In June, 1864 Gilbert assumed command of the 2nd Brigade, 3rd Division, XVI Corps and led it at the battle of Tupelo. He briefly relinquished brigade command in late September but returned to command to take part in A.J. Smith's pursuit of Sterling Price through Missouri.

===Nashville & Mobile===
On December 5, 1864, Gilbert was transferred to command of the 2nd Brigade, 2nd Division in Smith's detachment of the Army of the Tennessee (formerly XVI Corps) at the battle of Nashville. There, Gilbert's brigade took part in the Union assault on Shy's Hill the second day of the battle. On February 9, 1865, Gilbert was promoted to brigadier general of U.S. volunteers.
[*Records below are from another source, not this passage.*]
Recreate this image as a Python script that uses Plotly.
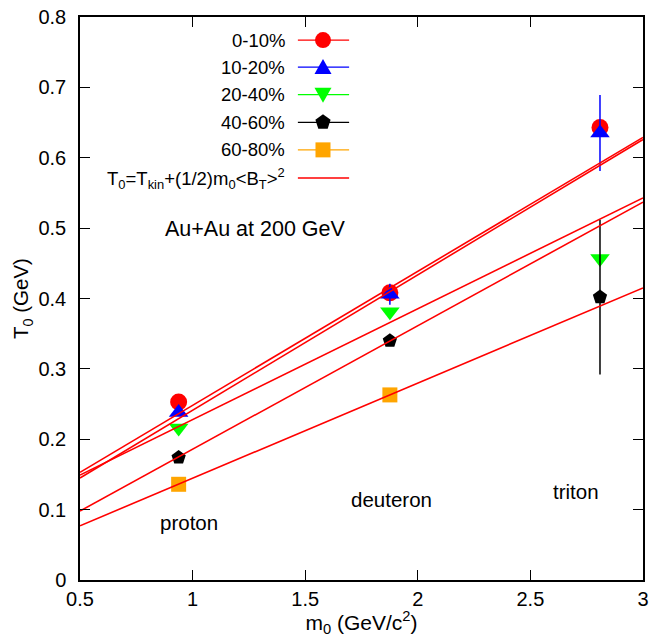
import plotly.graph_objects as go

# ---------------- data ----------------
particles = ["proton", "deuteron", "triton"]
mass = [0.938, 1.876, 2.809]

centralities = ["0-10%", "10-20%", "20-40%", "40-60%", "60-80%"]
t0_0_10 = [0.253, 0.408, 0.643]
t0_10_20 = [0.238, 0.406, 0.635]
t0_20_40 = [0.216, 0.381, 0.457]
t0_40_60 = [0.174, 0.340, 0.402]
t0_60_80 = [0.136, 0.263, None]

err_10_20 = [0.0, 0.015, 0.054]
err_40_60 = [0.0, 0.0, 0.11]

# linear fits T0 = Tkin + (1/2) m0 <B_T>^2
fit_tkin = [0.0578, 0.0488, 0.0702, 0.0102, 0.0094]
fit_half_bt2 = [0.1904, 0.1924, 0.1576, 0.1756, 0.1352]
fit_m_range = [0.5, 3.0]

colors = ["#ff0000", "#0000ff", "#00ff00", "#000000", "#ffa500"]
symbols = ["circle", "triangle-up", "triangle-down", "pentagon", "square"]
sizes = [17, 17, 17, 15, 15]

series = [t0_0_10, t0_10_20, t0_20_40, t0_40_60, t0_60_80]
errors = [None, err_10_20, None, err_40_60, None]

FONT = "Liberation Sans, Arial, Helvetica, sans-serif"

fig = go.Figure()

for name, ys, col, sym, sz, err in zip(centralities, series, colors, symbols, sizes, errors):
    xs = [m for m, y in zip(mass, ys) if y is not None]
    yv = [y for y in ys if y is not None]
    kw = {}
    if err is not None:
        kw["error_y"] = dict(type="data", array=err[:len(yv)], color=col,
                             thickness=1.5, width=0, visible=True)
    fig.add_trace(go.Scatter(x=xs, y=yv, mode="markers", name=name,
                             marker=dict(color=col, symbol=sym, size=sz,
                                         line=dict(width=0)),
                             showlegend=False, **kw))

for a, b in zip(fit_tkin, fit_half_bt2):
    fig.add_trace(go.Scatter(x=fit_m_range, y=[a + b * m for m in fit_m_range],
                             mode="lines", line=dict(color="#ff0000", width=1.6),
                             showlegend=False, hoverinfo="skip"))

# ---------------- custom legend (text left, key right) ----------------
leg_text = centralities + ["T<sub>0</sub>=T<sub>kin</sub>+(1/2)m<sub>0</sub>&lt;B<sub>T</sub>&gt;<sup>2</sup>"]
leg_y = [0.959, 0.911, 0.862, 0.813, 0.764, 0.714]
leg_cols = colors + ["#ff0000"]
text_x = 0.368
line_x0, line_x1 = 0.387, 0.478
mark_x = 0.4316

annotations = []
shapes = []
for i, (t, y, c) in enumerate(zip(leg_text, leg_y, leg_cols)):
    annotations.append(dict(x=text_x, y=y, xref="paper", yref="paper", text=t,
                            showarrow=False, xanchor="right", yanchor="middle",
                            font=dict(family=FONT, size=18.5, color="black")))
    shapes.append(dict(type="line", xref="paper", yref="paper",
                       x0=line_x0, x1=line_x1, y0=y, y1=y,
                       line=dict(color=c, width=1.3)))

def pshape(path, y, col):
    return dict(type="path", xref="paper", yref="paper",
                xsizemode="pixel", ysizemode="pixel",
                xanchor=mark_x, yanchor=y, path=path,
                fillcolor=col, line=dict(width=0))

# circle
shapes.append(dict(type="circle", xref="paper", yref="paper",
                   xsizemode="pixel", ysizemode="pixel",
                   xanchor=mark_x, yanchor=leg_y[0], x0=-8, x1=8, y0=-8, y1=8,
                   fillcolor=colors[0], line=dict(width=0)))
# triangle up
shapes.append(pshape("M -8.5 -7 L 8.5 -7 L 0 8 Z", leg_y[1], colors[1]))
# triangle down
shapes.append(pshape("M -8.5 7 L 8.5 7 L 0 -8 Z", leg_y[2], colors[2]))
# pentagon
shapes.append(pshape("M 0 8 L 7.6 2.5 L 4.7 -6.5 L -4.7 -6.5 L -7.6 2.5 Z", leg_y[3], colors[3]))
# square
shapes.append(pshape("M -7.5 -7.5 L 7.5 -7.5 L 7.5 7.5 L -7.5 7.5 Z", leg_y[4], colors[4]))

# text labels in data coordinates
annotations.append(dict(x=1.28, y=0.499, xref="x", yref="y", text="Au+Au at 200 GeV",
                        showarrow=False, font=dict(family=FONT, size=21.5, color="black")))
for p, (lx, ly) in zip(particles, [(0.983, 0.082), (1.883, 0.114), (2.703, 0.126)]):
    annotations.append(dict(x=lx, y=ly, xref="x", yref="y", text=p, showarrow=False,
                            font=dict(family=FONT, size=20.5, color="black")))

axis_common = dict(showline=True, linecolor="black", linewidth=1.5, mirror="ticks",
                   ticks="inside", ticklen=10, tickwidth=1.3, tickcolor="black",
                   showgrid=False, zeroline=False, automargin=False,
                   ticklabeloverflow="allow",
                   tickfont=dict(family=FONT, size=20, color="black"))

fig.update_layout(
    width=649, height=637,
    margin=dict(l=80, r=6, t=17, b=57),
    paper_bgcolor="white", plot_bgcolor="white",
    showlegend=False,
    xaxis=dict(range=[0.5, 3.0], tickvals=[0.5, 1, 1.5, 2, 2.5, 3],
               ticktext=["0.5", "1", "1.5", "2", "2.5", "3"],
               title=dict(text="m<sub>0</sub> (GeV/c<sup>2</sup>)", standoff=2,
                          font=dict(family=FONT, size=21, color="black")),
               **axis_common),
    yaxis=dict(range=[0, 0.8], tickvals=[0, 0.1, 0.2, 0.3, 0.4, 0.5, 0.6, 0.7, 0.8],
               ticktext=["0", "0.1", "0.2", "0.3", "0.4", "0.5", "0.6", "0.7", "0.8"],
               ticklabelstandoff=8,
               title=dict(text="T<sub>0</sub> (GeV)", standoff=4,
                          font=dict(family=FONT, size=20.5, color="black")),
               **axis_common),
    annotations=annotations,
    shapes=shapes,
)

# remove the page's default 8px body margin so the figure sits at the window origin
fig.write_html("out.html", config={"displayModeBar": False},
               post_script="document.body.style.margin='0px';document.body.style.overflow='hidden';")
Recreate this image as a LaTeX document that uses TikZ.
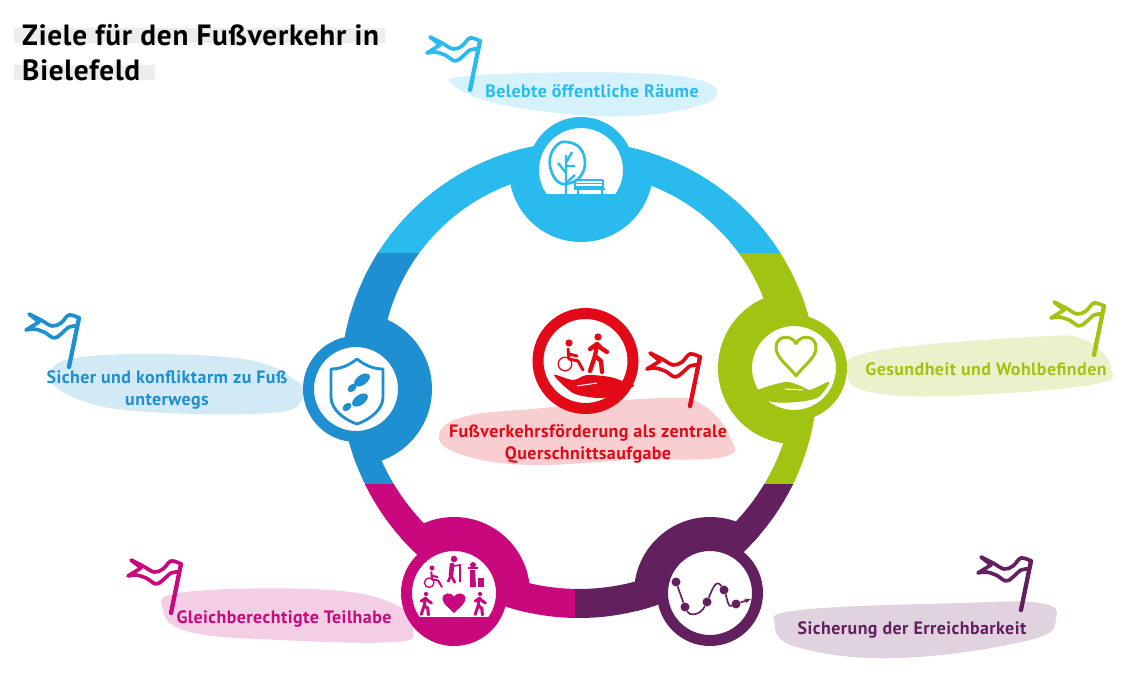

Smith's corps was officially re-designated XVI Corps and transferred to Edward Canby's Army of West Mississippi outside Mobile, Alabama. Gilbert continued in command of his brigade and took part in the battle of Fort Blakeley. For his service in the Mobile campaign he was brevetted to Major General of U.S. volunteers backdated to March 26, 1865. Gilbert was mustered out of volunteers on August 24, 1865.

===Later life===
After the war Gilbert returned to Iowa and continued his career as a lumberman. For a time he went to Colorado as a miner then moved to Kansas to become president of the Topeka Coal Economizing Company.

General Gilbert died on February 9, 1884, in Topeka, Kansas. He is buried at Aspen Grove Cemetery in Burlington, Iowa.